WHAT IS BEING ASKED: Pictures are not part of the copy. Retype the lines from the first one through the line that contains "vm_f10_err = [7, 12, 19, 17, 15, 12, 8, 8]".

GIVEN MATERIAL:
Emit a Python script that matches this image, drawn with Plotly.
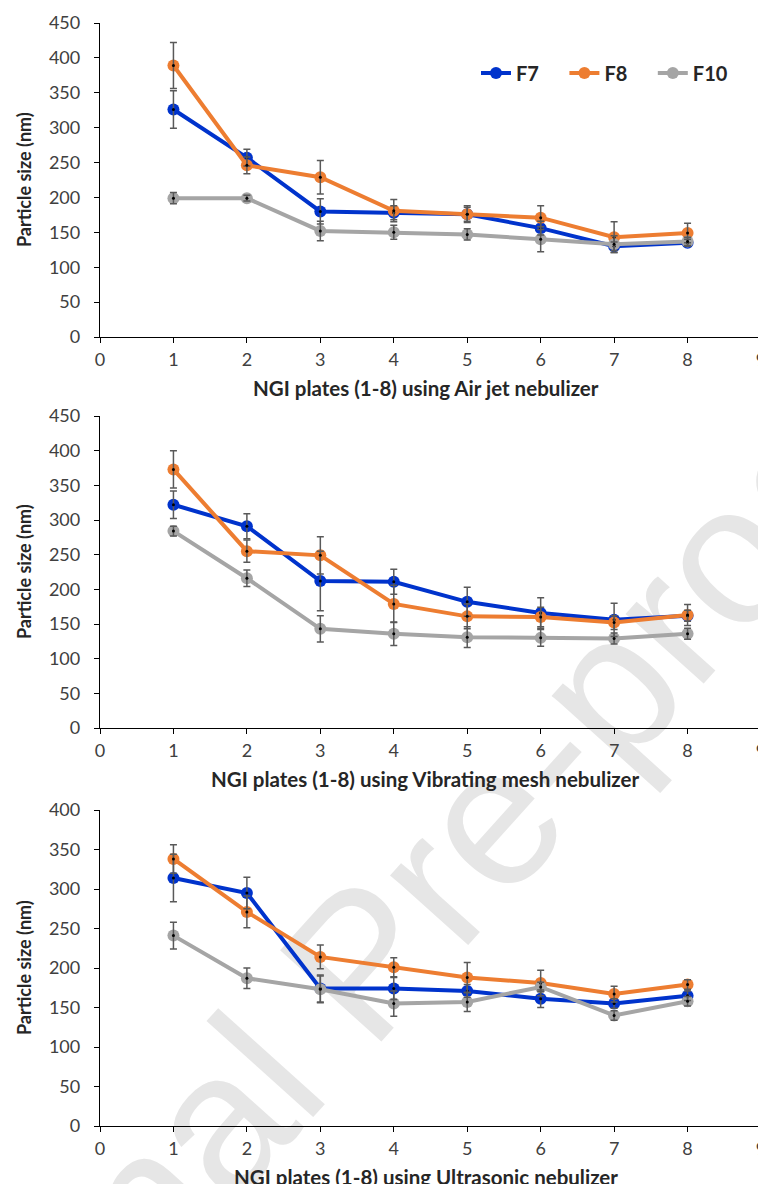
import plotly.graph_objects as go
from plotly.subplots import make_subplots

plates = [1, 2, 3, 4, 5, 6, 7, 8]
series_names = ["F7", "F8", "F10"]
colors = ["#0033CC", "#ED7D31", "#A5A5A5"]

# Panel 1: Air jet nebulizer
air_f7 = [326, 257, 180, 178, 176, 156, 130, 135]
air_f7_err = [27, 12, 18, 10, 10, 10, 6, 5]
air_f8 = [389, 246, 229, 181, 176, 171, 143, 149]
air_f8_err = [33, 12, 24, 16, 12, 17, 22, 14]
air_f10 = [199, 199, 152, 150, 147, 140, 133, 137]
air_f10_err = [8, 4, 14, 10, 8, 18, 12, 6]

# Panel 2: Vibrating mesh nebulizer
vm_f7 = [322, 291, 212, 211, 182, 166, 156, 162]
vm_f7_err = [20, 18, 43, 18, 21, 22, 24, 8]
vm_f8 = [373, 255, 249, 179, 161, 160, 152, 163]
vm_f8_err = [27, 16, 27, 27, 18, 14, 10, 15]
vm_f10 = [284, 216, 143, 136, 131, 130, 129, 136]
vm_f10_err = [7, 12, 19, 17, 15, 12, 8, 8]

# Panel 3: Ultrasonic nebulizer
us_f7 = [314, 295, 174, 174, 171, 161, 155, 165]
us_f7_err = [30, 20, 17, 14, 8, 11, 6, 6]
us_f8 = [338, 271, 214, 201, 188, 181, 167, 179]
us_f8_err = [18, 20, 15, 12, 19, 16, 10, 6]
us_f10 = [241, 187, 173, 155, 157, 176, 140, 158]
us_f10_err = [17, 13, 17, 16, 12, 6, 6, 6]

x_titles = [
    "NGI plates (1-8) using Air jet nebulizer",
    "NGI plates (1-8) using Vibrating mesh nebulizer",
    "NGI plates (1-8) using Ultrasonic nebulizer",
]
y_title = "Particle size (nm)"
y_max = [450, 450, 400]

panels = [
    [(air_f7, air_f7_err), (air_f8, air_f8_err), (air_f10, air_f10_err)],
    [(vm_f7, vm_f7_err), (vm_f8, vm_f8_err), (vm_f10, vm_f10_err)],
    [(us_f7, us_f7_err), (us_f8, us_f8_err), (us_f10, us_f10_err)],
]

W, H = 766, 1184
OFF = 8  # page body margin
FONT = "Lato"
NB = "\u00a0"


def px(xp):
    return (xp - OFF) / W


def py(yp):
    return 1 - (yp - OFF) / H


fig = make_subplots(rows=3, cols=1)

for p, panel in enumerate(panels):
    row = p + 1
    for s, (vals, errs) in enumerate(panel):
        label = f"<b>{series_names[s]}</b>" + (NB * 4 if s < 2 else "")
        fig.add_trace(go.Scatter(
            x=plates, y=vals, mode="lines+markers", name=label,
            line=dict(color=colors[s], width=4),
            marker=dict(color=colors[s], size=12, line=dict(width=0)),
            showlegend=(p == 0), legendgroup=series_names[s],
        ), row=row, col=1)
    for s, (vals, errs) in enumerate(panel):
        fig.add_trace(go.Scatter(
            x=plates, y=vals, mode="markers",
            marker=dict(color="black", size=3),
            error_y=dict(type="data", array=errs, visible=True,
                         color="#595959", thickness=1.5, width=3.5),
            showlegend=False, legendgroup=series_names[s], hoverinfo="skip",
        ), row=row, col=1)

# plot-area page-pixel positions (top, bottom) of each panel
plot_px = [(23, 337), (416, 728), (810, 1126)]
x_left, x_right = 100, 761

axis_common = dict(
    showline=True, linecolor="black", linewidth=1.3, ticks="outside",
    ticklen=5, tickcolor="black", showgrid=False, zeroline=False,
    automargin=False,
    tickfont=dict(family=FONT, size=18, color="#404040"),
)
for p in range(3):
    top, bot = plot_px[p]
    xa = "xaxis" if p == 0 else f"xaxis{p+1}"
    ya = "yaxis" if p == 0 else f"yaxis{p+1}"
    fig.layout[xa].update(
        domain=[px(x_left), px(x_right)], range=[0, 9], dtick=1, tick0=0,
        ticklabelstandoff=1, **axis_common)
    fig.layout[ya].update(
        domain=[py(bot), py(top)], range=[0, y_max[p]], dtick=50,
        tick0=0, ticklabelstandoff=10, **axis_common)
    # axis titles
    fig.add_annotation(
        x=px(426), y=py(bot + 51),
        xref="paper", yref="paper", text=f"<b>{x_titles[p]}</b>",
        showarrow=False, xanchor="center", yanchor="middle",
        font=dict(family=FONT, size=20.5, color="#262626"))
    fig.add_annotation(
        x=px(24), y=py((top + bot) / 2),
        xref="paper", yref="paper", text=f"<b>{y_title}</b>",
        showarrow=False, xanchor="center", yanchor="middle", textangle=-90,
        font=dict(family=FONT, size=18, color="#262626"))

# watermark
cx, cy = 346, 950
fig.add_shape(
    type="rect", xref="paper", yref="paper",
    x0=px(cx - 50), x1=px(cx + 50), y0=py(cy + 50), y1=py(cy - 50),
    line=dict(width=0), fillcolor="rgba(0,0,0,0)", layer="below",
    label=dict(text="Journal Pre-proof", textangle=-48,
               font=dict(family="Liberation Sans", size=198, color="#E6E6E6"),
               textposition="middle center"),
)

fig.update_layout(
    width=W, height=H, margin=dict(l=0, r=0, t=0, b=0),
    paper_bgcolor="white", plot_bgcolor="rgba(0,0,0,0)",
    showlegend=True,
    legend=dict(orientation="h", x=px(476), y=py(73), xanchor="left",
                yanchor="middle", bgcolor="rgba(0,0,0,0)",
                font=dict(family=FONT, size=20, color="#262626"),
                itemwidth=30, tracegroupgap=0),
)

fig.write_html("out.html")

OUTPUT FOR THIS TASK:
Emit a Python script that matches this image, drawn with Plotly.
import plotly.graph_objects as go
from plotly.subplots import make_subplots

plates = [1, 2, 3, 4, 5, 6, 7, 8]
series_names = ["F7", "F8", "F10"]
colors = ["#0033CC", "#ED7D31", "#A5A5A5"]

# Panel 1: Air jet nebulizer
air_f7 = [326, 257, 180, 178, 176, 156, 130, 135]
air_f7_err = [27, 12, 18, 10, 10, 10, 6, 5]
air_f8 = [389, 246, 229, 181, 176, 171, 143, 149]
air_f8_err = [33, 12, 24, 16, 12, 17, 22, 14]
air_f10 = [199, 199, 152, 150, 147, 140, 133, 137]
air_f10_err = [8, 4, 14, 10, 8, 18, 12, 6]

# Panel 2: Vibrating mesh nebulizer
vm_f7 = [322, 291, 212, 211, 182, 166, 156, 162]
vm_f7_err = [20, 18, 43, 18, 21, 22, 24, 8]
vm_f8 = [373, 255, 249, 179, 161, 160, 152, 163]
vm_f8_err = [27, 16, 27, 27, 18, 14, 10, 15]
vm_f10 = [284, 216, 143, 136, 131, 130, 129, 136]
vm_f10_err = [7, 12, 19, 17, 15, 12, 8, 8]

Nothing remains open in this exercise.